3.6 Effect of Solvent on Adsorption Energy

Although the calculations carried out under the vacuum conditions (ε = 1) give a good measure of the raw interaction energies (Sikorska 2016), the geometric and energetic properties of adsorption processes may be somewhat different in a dielectric environment where ε ≠ 1. To estimate these effects, the polarizable continuum model (PCM) calculations (at the PM6 level of theory) were carried out in a simulated aqueous environment with fully optimized structures (Figs. ESI.5–7, supplementary material). The optimized geometries show that in the most cases, the PAH is oriented parallel to the surface of the CNT, indicating the existence of the π–π interaction. The adsorption energies for the PAH-CNT systems under study in aqueous solution (Eadssolv in Table 4) were found to be negative, which confirms that the PAH adsorption process onto the CNT surface is spontaneous. The variation trends presented by them are similar, both suggesting that the adsorption energies of the PAH-CNT systems are the highest in the gas phase and the solvent inclusion weakens the adsorption strength (by 6.1–19.5 kcal/mol; Table 4). The destabilization of the PAH-CNT systems in water solution is accompanied by the distance separating two interacting moieties (i.e., PAH and CNT) elongation by 0.136–0.353 Å; see Figs. ESI.2–7. The solvent effect does not change the stability order of the PAH-CNT systems. Hence, we observe a strong dependence between the carbon nanotube’s type and the value of adsorption energy calculated for the product involving this CNT. Namely, the lower Eads values are always estimated for the PAH-CNT systems involving the non-helical carbon nanotubes. Thus, in the PAH-MWCNT(6,2)/PAH-HCNT pairs, the Eadssolv increases from − 43.32 to − 7.75 kcal/mol for B(a)P and the Eadssolv increases from − 59.98 to − 9.13 kcal/mol for I(1,2,3-cd)P adsorbates; see Table 4. The significant increase of the Eadssolv values caused by replacing the non-helical CNT with helical one confirms that the helical CNTs form weaker interaction with the higher molecular weight PAHs (such as B(a)P and I(1,2,3-cd)P) than the non-helical CNTs do. In case of the Pyr-MWCNT(6,2)/Pyr-HCNT pair, however, the Eadssolv values are similar and read − 0.22 and − 2.20 kcal/mol for Pyr-MWCNT(6,2) and Pyr-HCNT, respectively (Table 4).

Therefore, we assume that the PAHs bind more strongly to MWCNT in aqueous phase than HCNT do and their adsorption strength is directly correlated with the size (molecular weight) of the PAH counterpart. Increase in the molecular weight of the PAH molecule increases binding strength onto the non-helical CNT surface. In particular, for higher molecular weight (i.e., B(a)P and I(1,2,3-cd)P) compounds, the energies of adsorption are much lower in comparison with lower molecular PAH molecule (i.e., pyrene). Thus, molecular weight of the PAH plays a significant role and determines the strength of adsorption onto the non-helical MWCNT surface. In contrary, the adsorption energies for different PAHs are very similar when helical CNTs are used as a sorbent. Therefore, the adsorption of PAH by HCNT seems to be independent of the molecular weight of PAH.

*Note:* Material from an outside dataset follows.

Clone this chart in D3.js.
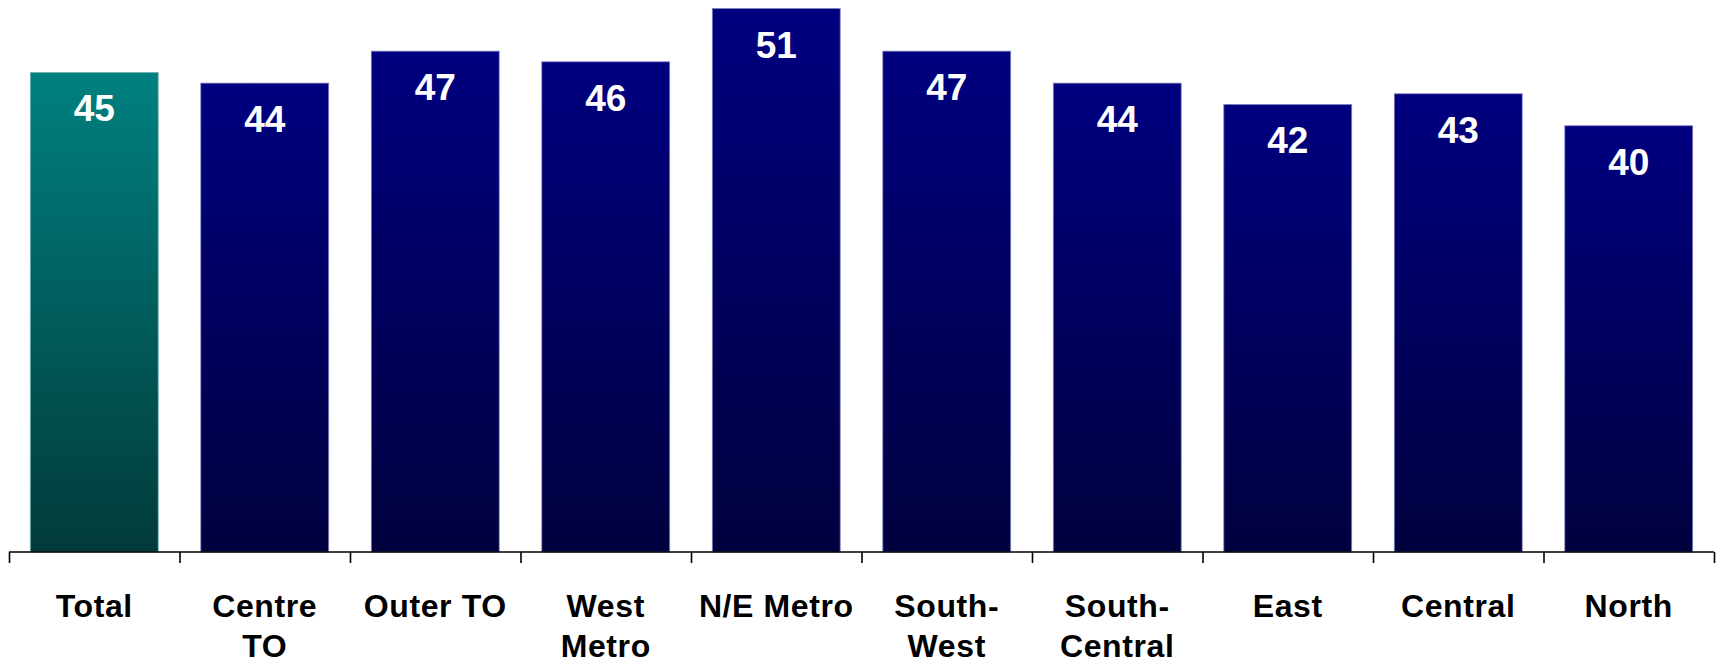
<!DOCTYPE html>
<html>
<head>
<meta charset="utf-8">
<script src="https://cdn.jsdelivr.net/npm/d3@7/dist/d3.min.js"></script>
<style>
  html, body { margin: 0; padding: 0; background: #ffffff; }
  svg { display: block; }
</style>
</head>
<body>
<svg id="chart" width="1722" height="663"></svg>
<script>
const categories = ["Total", "Centre TO", "Outer TO", "West Metro", "N/E Metro", "South-West", "South-Central", "East", "Central", "North"];
const categoryLines = [["Total"], ["Centre", "TO"], ["Outer TO"], ["West", "Metro"], ["N/E Metro"], ["South-", "West"], ["South-", "Central"], ["East"], ["Central"], ["North"]];
const values = [45, 44, 47, 46, 51, 47, 44, 42, 43, 40];

const svg = d3.select("#chart");
const W = 1722, H = 663;
const margin = { left: 9, right: 8, top: 0, bottom: 111 };
const baseY = 552;

const x = d3.scaleBand().domain(categories).range([margin.left, W - margin.right]).paddingInner(0.25).paddingOuter(0.125);
const y = d3.scaleLinear().domain([0, 51.8]).range([baseY, 0]);

const defs = svg.append("defs");
const gNavy = defs.append("linearGradient").attr("id", "gNavy").attr("x1", 0).attr("y1", 0).attr("x2", 0).attr("y2", 1);
gNavy.append("stop").attr("offset", "0%").attr("stop-color", "#000080");
gNavy.append("stop").attr("offset", "100%").attr("stop-color", "#00003e");
const gTeal = defs.append("linearGradient").attr("id", "gTeal").attr("x1", 0).attr("y1", 0).attr("x2", 0).attr("y2", 1);
gTeal.append("stop").attr("offset", "0%").attr("stop-color", "#008080");
gTeal.append("stop").attr("offset", "100%").attr("stop-color", "#023a3a");

const bars = svg.append("g");
bars.selectAll("rect").data(values).join("rect")
  .attr("x", (d, i) => x(categories[i]))
  .attr("y", d => y(d))
  .attr("width", x.bandwidth())
  .attr("height", d => baseY - y(d))
  .attr("fill", (d, i) => i === 0 ? "url(#gTeal)" : "url(#gNavy)")
  .attr("stroke", (d, i) => i === 0 ? "#6fb0b0" : "#8080c0")
  .attr("stroke-width", 0.8);

bars.selectAll("text").data(values).join("text")
  .attr("x", (d, i) => x(categories[i]) + x.bandwidth() / 2)
  .attr("y", d => y(d) + 49)
  .attr("text-anchor", "middle")
  .attr("font-family", "Liberation Sans, Arial, sans-serif")
  .attr("font-weight", "bold")
  .attr("font-size", 37)
  .attr("fill", "#ffffff")
  .text(d => d);

// axis
const outer = d3.scalePoint().domain(d3.range(categories.length + 1)).range([margin.left, W - margin.right]);
const axis = svg.append("g").attr("transform", `translate(0,${baseY})`)
  .call(d3.axisBottom(outer).tickSize(11).tickFormat(""));
axis.select(".domain").attr("stroke", "#000").attr("stroke-width", 1.6).attr("d", `M${margin.left},0H${W - margin.right}`);
axis.selectAll(".tick line").attr("stroke", "#000").attr("stroke-width", 1.6);

const labels = svg.append("g");
categories.forEach((c, i) => {
  const t = labels.append("text")
    .attr("x", x(c) + x.bandwidth() / 2)
    .attr("y", 617)
    .attr("text-anchor", "middle")
    .attr("font-family", "Liberation Sans, Arial, sans-serif")
    .attr("font-weight", "bold")
    .attr("font-size", 32)
    .attr("letter-spacing", 0.6)
    .attr("fill", "#000");
  categoryLines[i].forEach((ln, j) => {
    t.append("tspan").attr("x", x(c) + x.bandwidth() / 2).attr("y", 617 + j * 40).text(ln);
  });
});
</script>
</body>
</html>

In summary, the PCM results confirm both (i) the ability of carbon nanotubes to form stable adsorbate–substrate systems with PAHs in aqueous solution and (ii) the strong dependence of those systems stability on the type of carbon nanotube used. These conclusions are additionally confirmed by the Gibbs free energy (ΔGrPCM) values obtained for desorption processes (according to PAH-CNT → PAH + CNT reaction path) in the simulated aqueous environment. Specifically, the B(a)P-MWCNT and I(1,2,3-cd)P-MWCNT systems in aqueous solution were found to be thermodynamically stable and not susceptible to desorption process as the calculated ΔGrPCM values span the 28.4–36.3 kcal/mol range (Table 5). From the other hand, Pyr-MWCNT(6,2) system was found to be thermodynamically unstable when desorption process is considered (the ΔGrPCM for the Pyr-MWCNT(6,2) → Pyr + MWCNT(6,2) reaction reads − 10.15 kcal/mol; see Table 5). Because ΔGrPCM > 0 enhances the stability of the PAH-CNT systems, our results confirm the strong interaction between higher molecular weight PAH molecules and the non-helical CNT in the aqueous phase. This phenomenon is not observed for lower molecular weight PAH (i.e., pyrene); instead, only locally stable adsorbate–substrate system is formed which is sustainable to desorption process. Furthermore, unlike on the non-helical MWCNT surface, both low and high molecular weight PAHs indicate weak binding to the helical carbon nanotube surface and the resulting PAH-HCNT systems are susceptible to separation processes (all calculated Gibbs free energies for desorption process (ΔGrPCM) were found to be negative; Table 5). Altogether, since the Gibbs free energy of desorption is directly related to the cost of regenerating the adsorbent, obtained ΔGrPCM values strongly support the knowledge considering the performance of CNT materials for sensitive and selective analysis of PAHs in a water environment.

4 Conclusions

In this paper, the possibility of using different types of carbon nanotube as the stationary phase in SPE was evaluated. For the first time, the usefulness of helical MWCNTs as the SPE sorbent for the isolation of PAHs was tested, and the high recovery values obtained using these nanotubes allow the conclusion that beyond the surface area, the shape of the fiber plays a significant role in the interaction with the analytes. In conclusion, an HMWCNT sorbent with GC–MS has a high analytical potential and allows the selective and sensitive analysis of PAHs at very low levels in a complex water environment. The method was demonstrated to be greatly applicable for the routine analysis of PAHs in surface waters. Moreover, the presented approach allows two PAH clusters to be distinguished according to their size. Explicitly, the structure of the PAHs with at least five rings significantly reduces the recovery ability in the case of MWCNTs. These compounds are the most hydrophobic among the hydrocarbons analyzed, and thus, they are the least water-soluble and show the highest tendency for sorption. The lower recovery values of the higher weight molecular PAHs are the effect of a strong bond with the non-helical CNTs.